Poets remind us of how it was – and how, in fact, it still is
One day our descendants will think it incredible that we paid so much attention to things like the amount of melanin in our skin or the shape of our eyes or our gender instead of the unique identities of each of us as complex human beings. – Franklin Thomas
The Weakness
That time my grandmother dragged me
through the perfume aisles at Saks, she held me up
by my arm, hissing, "Stand up,"
through clenched teeth, her eyes
bright as a dog’s
cornered in the light.
She said it over and over,
as if she were Jesus,
and I were dead. She had been
solid as a tree,
a fur around her neck, a
light-skinned matron whose car was parked, who walked
on swirling
marble and passed through
brass openings–in 1945.
There was not even a black
elevator operator at Saks.
The saleswoman had brought velvet
leggings to lace me in, and cooed,
as if in service of all grandmothers.
My grandmother had smiled, but not
hungrily, not like my mother
who hated them, but wanted to please,
and they had smiled back, as if
they were wearing wooden collars.
When my legs gave out, my grandmother
dragged me up and held me like God
holds saints by the
roots of the hair. I begged her
to believe I couldn’t help it. Stumbling,
her face white
with sweat, she pushed me through the crowd, rushing
away from those eyes
that saw through
her clothes, under
her skin, all the way down
to the transparent
genes confessing.
Poet Toi Derricotte has written, "My skin causes certain problems continuously, problems that open the issue of racism over and over like a wound." She wants her “work to be a wedge into the world, as what is real and not what people want to hear.” A self-dubbed "white-appearing Black person," she writes about passing and about forgetting.
Derricotte tells of her experiences as a light-skinned African American woman able to "pass" as white throughout her life. When she asked a graduate school professor why they weren’t reading any African American authors, "he said, ‘We don’t go down that low.’ Because I don’t look black, he didn’t know he was saying this to a black person."
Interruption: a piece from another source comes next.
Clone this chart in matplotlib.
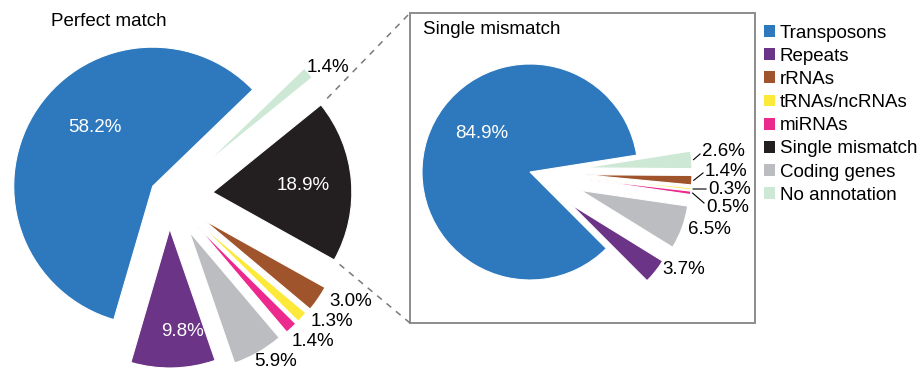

What we do in service to skin color. What we do in service to skin color, gender, sexual orientation, physical ability, any kind of difference, really. What we do and must do are two different things. Us and them must become we. Really.This poem especially moved me because the standard is so high for this black grandmother in a white store, as if her every move–and that of her granddaughter–is cause for judgment in a group of white seeking a confirmation that they were superior. Every African American person I’ve met, when asked about the messages they heard growing up, has said that they were urged to be better than, ever alert, always doing more, always striving toward over achievement to prove they could, not only for themselves, but for their entire race. It’s a hard burden we place on young girls whose legs are tired in a store, their transparent genes confessing.
We ask people to pass in so many, many ways.
We ask ourselves to pass, to cover, perpetuating the cycle.